Greenough was an active supporter of many important learned scientific societies existing in the first half of the nineteenth century. In 1831 he was one of the prime movers in establishing the British Association for the Advancement of Science (now the British Science Association). He helped found the Geographical Society of London in 1830 (later to become the Royal Geographical Society), being elected to its first council and serving as President from 1839-1841. Greenough was an early advocate for physical geography and the accurate delineation of physical features thereby "endeavouring to give a more scientific character to the proceedings of the Royal Geographical Society".
Greenough’s connections and travels with Romantics of the period led to him realizing that artistic representations of physical features were imbued with emotional responses and representation which did not mix well with accuracy.
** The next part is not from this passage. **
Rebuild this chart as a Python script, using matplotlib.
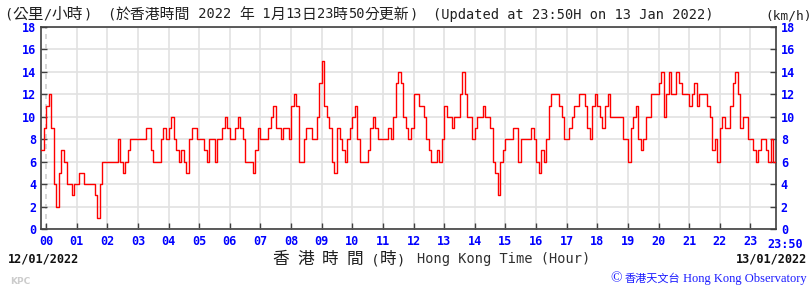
import numpy as np
import matplotlib
matplotlib.use("Agg")
import matplotlib.pyplot as plt
from matplotlib.font_manager import FontProperties

# ---------------- data (wind speed, km/h, every 5 minutes) ----------------
start_minute = -10          # 23:50 on the previous day
step_minutes = 5
speed_before_midnight = [7, 9]
speed_h00 = [11, 12, 9, 4, 2, 5, 7, 6, 4, 4, 3, 4]
speed_h01 = [4, 5, 5, 4, 4, 4, 4, 3, 1, 4, 6, 6]
speed_h02 = [6, 6, 6, 6, 8, 6, 5, 6, 7, 8, 8, 8]
speed_h03 = [8, 8, 8, 9, 9, 7, 6, 6, 6, 8, 9, 8]
speed_h04 = [9, 10, 8, 7, 6, 7, 6, 5, 8, 9, 9, 8]
speed_h05 = [8, 8, 7, 6, 8, 8, 6, 8, 8, 9, 10, 9]
speed_h06 = [8, 8, 9, 10, 9, 8, 6, 6, 6, 5, 7, 9]
speed_h07 = [8, 8, 8, 9, 10, 11, 9, 9, 8, 9, 9, 8]
speed_h08 = [11, 12, 11, 6, 6, 8, 9, 9, 8, 8, 10, 13]
speed_h09 = [15, 11, 10, 9, 6, 5, 9, 8, 7, 6, 8, 9]
speed_h10 = [10, 11, 8, 6, 6, 6, 7, 9, 10, 9, 8, 8]
speed_h11 = [8, 8, 9, 8, 10, 13, 14, 13, 10, 9, 8, 9]
speed_h12 = [12, 12, 11, 11, 10, 8, 7, 6, 6, 7, 6, 8]
speed_h13 = [11, 10, 10, 9, 10, 10, 12, 14, 12, 10, 10, 8]
speed_h14 = [9, 10, 10, 11, 10, 10, 9, 6, 5, 3, 6, 7]
speed_h15 = [8, 8, 8, 9, 9, 6, 8, 8, 8, 8, 9, 8]
speed_h16 = [6, 5, 7, 6, 8, 11, 12, 12, 12, 11, 10, 8]
speed_h17 = [8, 9, 10, 11, 11, 12, 12, 11, 9, 8, 11, 12]
speed_h18 = [11, 10, 9, 11, 12, 10, 10, 10, 10, 10, 8, 8]
speed_h19 = [6, 9, 10, 11, 8, 7, 8, 10, 10, 12, 12, 12]
speed_h20 = [13, 14, 10, 12, 14, 12, 12, 14, 13, 12, 12, 12]
speed_h21 = [11, 12, 13, 11, 12, 12, 12, 11, 10, 7, 8, 6]
speed_h22 = [9, 10, 9, 9, 11, 13, 14, 12, 9, 10, 10, 8]
speed_h23 = [8, 7, 6, 7, 8, 8, 7, 6, 8, 6, 7]

hour_labels = ["%02d" % h for h in range(24)]
end_label = "23:50"
y_ticks = [0, 2, 4, 6, 8, 10, 12, 14, 16, 18]

speeds = (speed_before_midnight + speed_h00 + speed_h01 + speed_h02 + speed_h03 +
          speed_h04 + speed_h05 + speed_h06 + speed_h07 + speed_h08 + speed_h09 +
          speed_h10 + speed_h11 + speed_h12 + speed_h13 + speed_h14 + speed_h15 +
          speed_h16 + speed_h17 + speed_h18 + speed_h19 + speed_h20 + speed_h21 +
          speed_h22 + speed_h23)
minutes = start_minute + step_minutes * np.arange(len(speeds))
hours = minutes / 60.0
end_hour = minutes[-1] / 60.0

# ---------------- figure ----------------
W, H = 812, 288
fig = plt.figure(figsize=(W / 100, H / 100), dpi=100)
fig.patch.set_facecolor("white")
ax = fig.add_axes([41 / W, (H - 229) / H, 735 / W, 202 / H])

ax.plot(hours, speeds, color="#ff0000", lw=1.0, drawstyle="steps-post", zorder=3)

ax.set_xlim(hours[0], end_hour)
ax.set_ylim(0, 18)
ax.set_xticks(range(24))
ax.set_xticklabels(hour_labels)
ax.set_yticks(y_ticks)
ax.set_yticklabels([str(v) for v in y_ticks])

ax.grid(True, color="#e2e2e2", lw=1.2, zorder=0)
ax.xaxis.get_gridlines()[0].set_linestyle((0, (3, 3)))
ax.xaxis.get_gridlines()[0].set_color("#cfcfcf")

for side in ["left", "right", "bottom", "top"]:
    ax.spines[side].set_color("#404040")
    ax.spines[side].set_linewidth(1.2)

ax.tick_params(axis="both", direction="in", length=4, width=1, color="#404040",
               labelcolor="#0000ff")
ax.tick_params(axis="x", pad=4.5, top=False)
ax.tick_params(axis="y", right=True, labelright=True, pad=3.5)

mono = "DejaVu Sans Mono"
for t in ax.xaxis.get_major_ticks():
    for lab in (t.label1, t.label2):
        lab.set_fontfamily(mono)
        lab.set_fontweight("bold")
        lab.set_fontsize(8.5)
for t in ax.yaxis.get_major_ticks():
    for lab in (t.label1, t.label2):
        lab.set_fontfamily(mono)
        lab.set_fontweight("bold")
        lab.set_fontsize(8.5)
    t.label2.set_horizontalalignment("left")

# final "23:50" label
ax.text(end_hour + 0.3, -0.045, end_label, transform=ax.get_xaxis_transform(),
        ha="center", va="top", color="#0000ff", fontfamily=mono,
        fontweight="bold", fontsize=8.5, clip_on=False)

# ---------------- mixed-script text helper ----------------
renderer = fig.canvas.get_renderer()

def is_cjk(ch):
    return ord(ch) >= 0x2E80

def width_px(s, fp):
    t1 = fig.text(0, 0, "|" + s + "|", fontproperties=fp)
    t2 = fig.text(0, 0, "||", fontproperties=fp)
    w = t1.get_window_extent(renderer).width - t2.get_window_extent(renderer).width
    t1.remove()
    t2.remove()
    return w

def mixed_text(x, y, s, latin_fp, cjk_fp, color, ha="left", special=None):
    runs = []
    for ch in s:
        kind = "cjk" if is_cjk(ch) else "latin"
        if special and ch in special:
            kind = "special"
        if runs and runs[-1][0] == kind:
            runs[-1][1] += ch
        else:
            runs.append([kind, ch])
    fps = {"cjk": cjk_fp, "latin": latin_fp}
    if special:
        fps["special"] = list(special.values())[0]
    widths = [width_px(r[1], fps[r[0]]) for r in runs]
    total = sum(widths)
    cx = x - total if ha == "right" else x
    for (kind, txt), w in zip(runs, widths):
        fig.text(cx / W, 1 - y / H, txt, fontproperties=fps[kind], color=color,
                 ha="left", va="baseline")
        cx += w

mono_fp = FontProperties(family=mono, size=9.8)
cjk_fp = FontProperties(family="Noto Sans CJK TC", size=11.3)
cjk_title_fp = FontProperties(family="Noto Sans CJK TC", size=10.7)
cjk_big_fp = FontProperties(family="Noto Sans CJK TC", size=12)

mixed_text(4, 18.5, "(公里/小時)", mono_fp, cjk_fp, "#202020")
mixed_text(107, 18.5, "(於香港時間 2022 年 1月13日23時50分更新)", mono_fp, cjk_title_fp, "#202020")
fig.text(433 / W, 1 - 18.5 / H, "(Updated at 23:50H on 13 Jan 2022)",
         fontproperties=mono_fp, color="#202020", ha="left", va="baseline")
fig.text(765 / W, 1 - 19.5 / H, "(km/h)", fontproperties=FontProperties(family=mono, size=9.3),
         color="#202020", ha="left", va="baseline")

bold_mono = FontProperties(family=mono, size=8.6, weight="bold")
fig.text(8 / W, 1 - 263 / H, "12/01/2022", fontproperties=bold_mono,
         ha="left", va="baseline", color="#111111")
fig.text(807 / W, 1 - 263 / H, "13/01/2022", fontproperties=bold_mono,
         ha="right", va="baseline", color="#111111")
mixed_text(272, 264, "香 港 時 間 (時)", mono_fp, cjk_big_fp, "#202020")
fig.text(417 / W, 1 - 263 / H, "Hong Kong Time (Hour)", fontproperties=mono_fp,
         ha="left", va="baseline", color="#303030")
fig.text(10 / W, 1 - 281 / H, "KPC", family="DejaVu Sans", fontweight="bold",
         fontsize=6.5, va="center", ha="left", color="#cccccc")

serif_fp = FontProperties(family="Liberation Serif", size=9.0)
copy_fp = FontProperties(family="Liberation Serif", size=11)
cjk_small_fp = FontProperties(family="Noto Sans CJK TC", size=8)
mixed_text(807, 282, "© 香港天文台 Hong Kong Observatory", serif_fp, cjk_small_fp,
           "#1a1aff", ha="right", special={"©": copy_fp})

fig.savefig("out.png", dpi=100, facecolor="white")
On a trip through Switzerland in 1802 he noted that Mont Blanc is very difficult to reproduce artistically. He wrote: "A list of facts drawn up by a simple cold-blooded mathematician who has travelled through the country with his quadrant in his hand! may be better than a painter's sketch." Nevertheless, the influence of the Romantic poets is evident in his travels as his notebooks show how Greenough also found pleasure in allowing imagination and emotion to colour his response to grand landscapes.
In 1822 he built himself a villa in Regent's Park, designed by Decimus Burton, which was his home for the remainder of his life. In 1827 this was included in a series of drawings of villas in the park by Thomas H. Shepherd, although the dedication misspells the owner's name as "Greenhough". The house, now known as Grove House and structurally modified in the years since Greenough's death, stands on Prince Albert Road, NW1, with its gardens alongside the Regents Canal, which separates the property from the main part of the park.
Greenough travelled on journeys to the continent throughout his life and at the age of 76 he set off for Italy and the East (Constantinople) with a view of connecting the geology of his researches on the geology of India with that of Europe, but he was taken ill on route with oedema ("dropsy"), probably caused by cardiac problems, and died at Naples on 2 April 1855. He is buried in Kensal Green Cemetery, North London. The grave lies on the south side of the main east-west path. A marble bust by Sir Richard Westmacott commissioned for one hundred pounds in 1842 is now in the Geological Society of London.
Greenough bequeathed his fossil collection to the Geology Department at University College London (UCL) and his notebooks are in the Greenough Papers collection held at UCL Library. The student geological society at UCL is named after Greenough.
The Greenough River in Western Australia was so-named in 1839 by Captain George Grey, after Greenough sponsored his exploration north of Perth. Successful wheat production in the area helped establish the small town of Greenough.